ByPAULETTE MINITER
IF YOU'RE LIKE ME, you detest paying what we in our household call "weasel fees." They come in various and often legitimate-sounding guises: processing fees, commissions, sales charges. In the mutual-fund world, the worst of the weasel fees are known as loads.
When you buy a load fund you pay a hefty price just for giving a fund family your business. You might pay it when you buy the fund before it's even made you a dime or when you sell the fund, even if it lost you money. As weasel fees go this is pretty squirrely because a broker gets paid to sell you a fund that charges a nice commission. Some fund families also charge loads even if you buy direct from them, not via a broker, ostensibly because they're giving you great investment advice along with the purchase. But this advice may or may not yield impressive returns.
Loads also come on top of all the other fees you pay each year for being in the fund: manager, operating, administrative, marketing, distribution. The sum of these is known as the expense ratio. It's akin to the weasel fees banks charge for selling you a mortgage (think: closing costs) even though they make plenty off of you in interest.
The good news is you can be as sneaky with your money as the pros are. As more Americans become self-directed investors, the financial industry is responding to demand for low-cost funds by giving us more buying options. That includes the option of purchasing a load fund without actually paying the load.

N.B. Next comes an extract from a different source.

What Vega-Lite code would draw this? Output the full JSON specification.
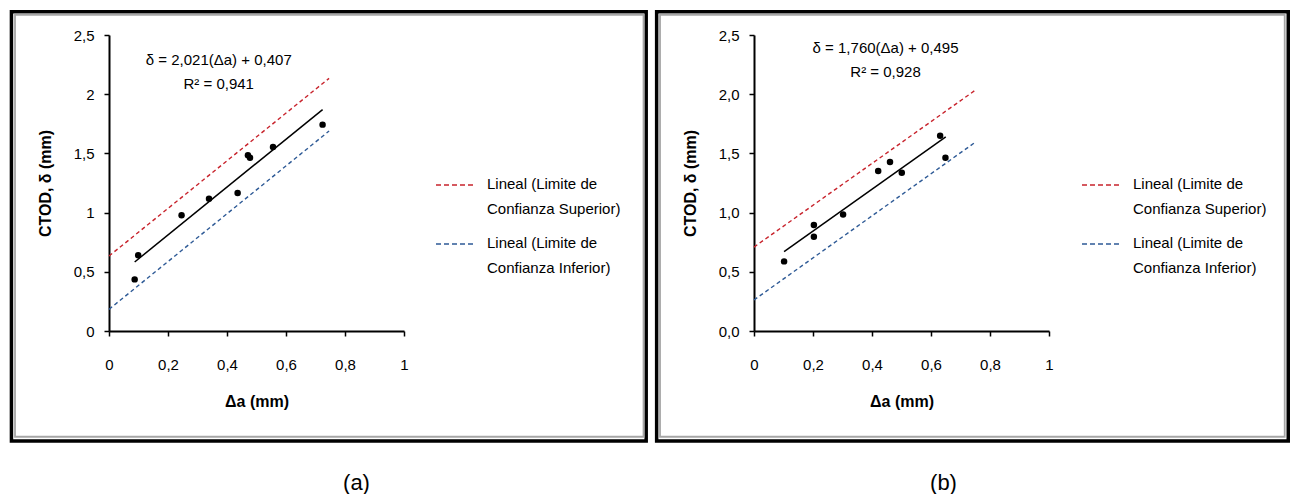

The catch is you must be willing to do your own research and make your own investment decisions, without an advisor's hand to hold. Discount brokers like Charles Schwab and TD Ameritrade have deals with various mutual-fund companies to sell some load funds without charging the loads. This won't work for every fund, but it's worth investigating if there's a particular fund or manager you're interested in. For instance, Diamond Hill Large Cap, which has a strong five-year performance record, charges a maximum 5% front-end load. But Charles Schwab offers it without the load and no transaction fee. (See lists below for others that waive weasel fees.)
You can also avoid loads by buying a fund through a "wrap account" set up for you by a financial planner, in which you pay a flat quarterly or annual fee. Of course, this isn't the choice for do-it-yourselfers. The other option is to be a millionaire; funds typically waive loads if you cough up seven figures.
It's OK to bash load funds it's a free country after all. But, to be fair and balanced, some load funds actually do sport an enviable enough track record. If you can get them without the weasel fees, then all the better.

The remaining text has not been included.